In the final analysis, I laughed out loud many times, and there is one very "true" moment; while everyone at a funeral feels uncomfortable, mumbling empty platatudes "sorry for you loss" and all, there is a scene when the niece of the deceased confronts her controlling, pompous doctor father, telling him that he needs an attitude adjustment to prevent becomming a bitter, lonely old man. Just a throw away scene, and yet very, very true.
Its about a mans funeral and its ment to be a nice peaceful send off but ends up with secrets and drugs and a near death of a hobbit!!
its a good light hearted humourous movie really worth a watch and men in suits and the lovely keeley hawes!

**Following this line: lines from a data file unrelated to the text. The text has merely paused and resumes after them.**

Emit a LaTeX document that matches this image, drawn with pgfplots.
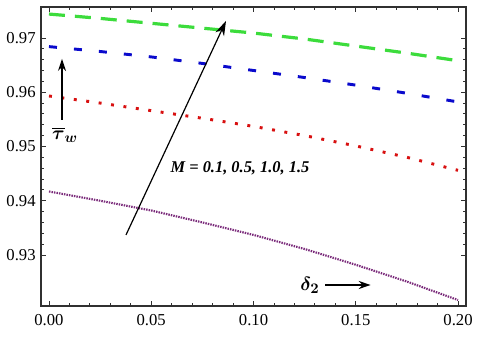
\documentclass[border=0pt]{standalone}
\usepackage{fontspec}
\setmainfont{Liberation Serif}
\usepackage{amsmath}
\usepackage{pgfplots}
\pgfplotsset{compat=1.18}
\usetikzlibrary{arrows.meta, calc}
\definecolor{cgreen}{HTML}{3CDC3C}
\definecolor{cblue}{HTML}{0A0ACC}
\definecolor{cred}{HTML}{D81010}
\definecolor{cpurple}{HTML}{7A2A7A}
\definecolor{frame}{HTML}{303030}

\pgfplotstableread{
d     m01     m05     m10     m15
0.000 0.9417  0.9593  0.9684  0.9744
0.025 0.9400  0.9580  0.9675  0.9736
0.050 0.9382  0.9566  0.9665  0.9727
0.075 0.9360  0.9552  0.9653  0.9718
0.100 0.9337  0.9537  0.9640  0.9709
0.125 0.9311  0.9520  0.9627  0.9698
0.150 0.9282  0.9501  0.9613  0.9685
0.175 0.9251  0.9480  0.9598  0.9672
0.200 0.9217  0.9456  0.9582  0.9658
}\tauw

\begin{document}
\begin{tikzpicture}
  \begin{axis}[
      scale only axis,
      width=318.75pt, height=224.25pt,
      xmin=-0.0039, xmax=0.2039,
      ymin=0.9206, ymax=0.9757,
      xtick={0,0.05,...,0.2},
      ytick={0.93,0.94,0.95,0.96,0.97},
      minor x tick num=4,
      minor y tick num=4,
      tick align=inside,
      major tick length=3.5pt,
      minor tick length=2pt,
      axis line style={frame, line width=0.8pt},
      tick style={frame, line width=0.6pt},
      /pgf/number format/assume math mode=true,
      /pgf/number format/fixed,
      /pgf/number format/fixed zerofill,
      /pgf/number format/precision=2,
      xticklabel style={font=\fontsize{12.5}{14}\selectfont, yshift=-3pt},
      yticklabel style={font=\fontsize{12.5}{14}\selectfont, xshift=-0.5pt},
      scaled ticks=false,
      clip=false,
    ]
    \coordinate (sw) at (rel axis cs:0,0);
    \coordinate (ne) at (rel axis cs:1,1);

    \addplot[cpurple, line width=1.6pt, dash pattern=on 1.1pt off 0.8pt] table[x=d, y=m01] {\tauw};
    \addplot[cred, line width=2.2pt, dash pattern=on 2.2pt off 7.2pt] table[x=d, y=m05] {\tauw};
    \addplot[cblue, line width=2.2pt, dash pattern=on 6pt off 12.8pt] table[x=d, y=m10] {\tauw};
    \addplot[cgreen, line width=2.4pt, dash pattern=on 12pt off 7.5pt] table[x=d, y=m15] {\tauw};

    \draw[black, line width=1.2pt, -{Stealth[length=9pt, width=6pt]}]
      (axis cs:0.00636,0.95489) -- (axis cs:0.00636,0.96613);
    \node[font=\fontsize{15}{17}\selectfont] at (axis cs:0.0078,0.95212)
      {$\boldsymbol{\overline{\tau}_{w}}$};

    \draw[black, line width=0.9pt, -{Stealth[length=11pt, width=7pt]}]
      (axis cs:0.03765,0.93369) -- (axis cs:0.08655,0.97313);
    \node[font=\fontsize{12.3}{14}\selectfont\bfseries\itshape] at (axis cs:0.0934,0.9459)
      {M = 0.1, 0.5, 1.0, 1.5};

    \node[font=\fontsize{15}{17}\selectfont] at (axis cs:0.1276,0.92447)
      {$\boldsymbol{\delta_{2}}$};
    \draw[black, line width=1.2pt, -{Stealth[length=9pt, width=6pt]}]
      (axis cs:0.1352,0.92447) -- (axis cs:0.1573,0.92447);
  \end{axis}
  \pgfresetboundingbox
  \path ($(sw)+(-30.75pt,-23.25pt)$) rectangle ($(ne)+(10.5pt,5.25pt)$);
\end{tikzpicture}
\end{document}
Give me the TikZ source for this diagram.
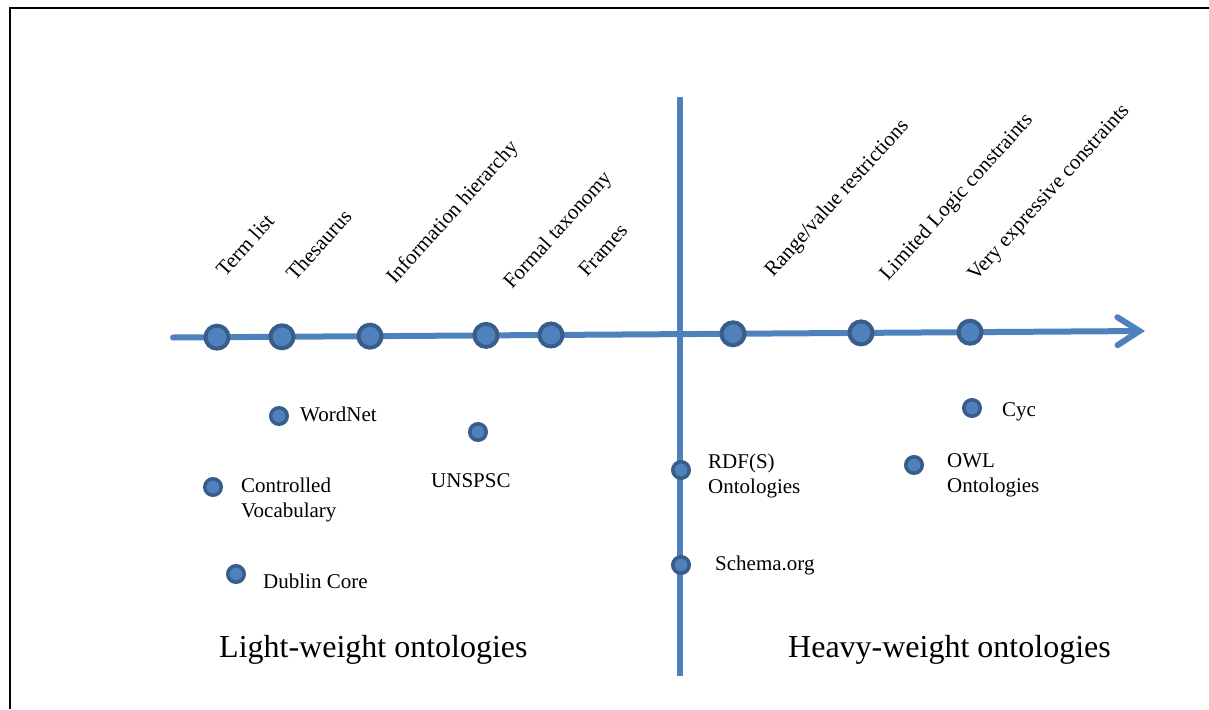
\documentclass[tikz,border=0pt]{standalone}
\usepackage{fontspec}
\setmainfont{Liberation Serif}
\usetikzlibrary{arrows.meta}
\definecolor{axisblue}{RGB}{79,129,189}
\definecolor{dotedge}{RGB}{56,93,138}
\begin{document}
\begin{tikzpicture}[x=1pt,y=-1pt,
  axisline/.style={draw=axisblue,line width=6pt},
  bigdot/.style={circle,draw=dotedge,fill=axisblue,line width=4pt,minimum size=23pt,inner sep=0pt},
  smalldot/.style={circle,draw=dotedge,fill=axisblue,line width=3.5pt,minimum size=16.5pt,inner sep=0pt},
  lbl/.style={anchor=base west,inner sep=0pt,font=\fontsize{21}{24.5}\selectfont,align=left},
  ticklbl/.style={lbl,rotate=48},
  biglbl/.style={anchor=base west,inner sep=0pt,font=\fontsize{32}{36}\selectfont}]
\useasboundingbox (0,0) rectangle (1209,709);
% frame (left and top edges)
\draw[line width=2pt] (10,709) -- (10,8) -- (1209,8);

% axes
\coordinate (axL) at (173,337.5);
\coordinate (axR) at (1145,331);
\coordinate (vT) at (680,97);
\coordinate (vB) at (680,676);
\draw[axisline] (vT) -- (vB);
\draw[axisline,line cap=round,-{Straight Barb[length=22pt,width=28pt,line cap=round]}] (axL) -- (axR);

% points on the horizontal axis
\node[bigdot] (d1) at (217,337.2) {};
\node[bigdot] (d2) at (282,336.8) {};
\node[bigdot] (d3) at (370,336.2) {};
\node[bigdot] (d4) at (486,335.4) {};
\node[bigdot] (d5) at (551,335.0) {};
\node[bigdot] (d6) at (733,333.8) {};
\node[bigdot] (d7) at (861,332.9) {};
\node[bigdot] (d8) at (970,332.2) {};

% slanted axis labels
\node[ticklbl] (l1) at (225,278) {Term list};
\node[ticklbl] (l2) at (295,282) {Thesaurus};
\node[ticklbl] (l3) at (395,285) {Information hierarchy};
\node[ticklbl] (l4) at (512,290) {Formal taxonomy};
\node[ticklbl] (l5) at (587,278) {Frames};
\node[ticklbl] (l6) at (773,278) {Range/value restrictions};
\node[ticklbl] (l7) at (888,282) {Limited Logic constraints};
\node[ticklbl] (l8) at (976,282) {Very expressive constraints};

% examples
\node[smalldot] (wn) at (279,416) {};
\node[smalldot] (un) at (478,432) {};
\node[smalldot] (cv) at (213,487) {};
\node[smalldot] (dc) at (236,574) {};
\node[smalldot] (cy) at (972,408) {};
\node[smalldot] (rd) at (681,470) {};
\node[smalldot] (ow) at (914,465) {};
\node[smalldot] (sc) at (681,565) {};

% multi-line labels are anchored at the baseline of their last line
\node[lbl] (wnt) at (300,421) {WordNet};
\node[lbl] (unt) at (431,487) {UNSPSC};
\node[lbl] (cvt) at (241,517) {Controlled\\Vocabulary};
\node[lbl] (dct) at (263,588) {Dublin Core};
\node[lbl] (cyt) at (1002,416) {Cyc};
\node[lbl] (rdt) at (708,493) {RDF(S)\\Ontologies};
\node[lbl] (owt) at (947,492) {OWL\\Ontologies};
\node[lbl] (sct) at (715,570) {Schema.org};

% region titles
\node[biglbl] (lw) at (219,657) {Light-weight ontologies};
\node[biglbl] (hw) at (788,657) {Heavy-weight ontologies};
\end{tikzpicture}
\end{document}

This British gem, directed by Yoda aka Frank Oz, was a genuine proof of that, once in a while, a film can come out of nowhere and make you laugh so much that it actually hurts.
The story is funny, the subject may not be but "Death at a Funeral" will surely deliver some insane scenes. There is not a single dull moment in the film. There's a lot of various characters but basically everything evolves around a selected few.
The acting is very good with many really hilarious performances. Peter Dinklage once again steals the show. I've been somewhat of a fan of his ever since I saw his wonderful portrayal in "The Station Agent".
If you're into dark (British) humor, you'll probably like the movie just as much as I did. I recommend that you go and see "Death at a Funeral" now before the US remake. Don't we just hate remakes? The question is once again, why try to do a remake of something that is already that good? Go figure and go see it!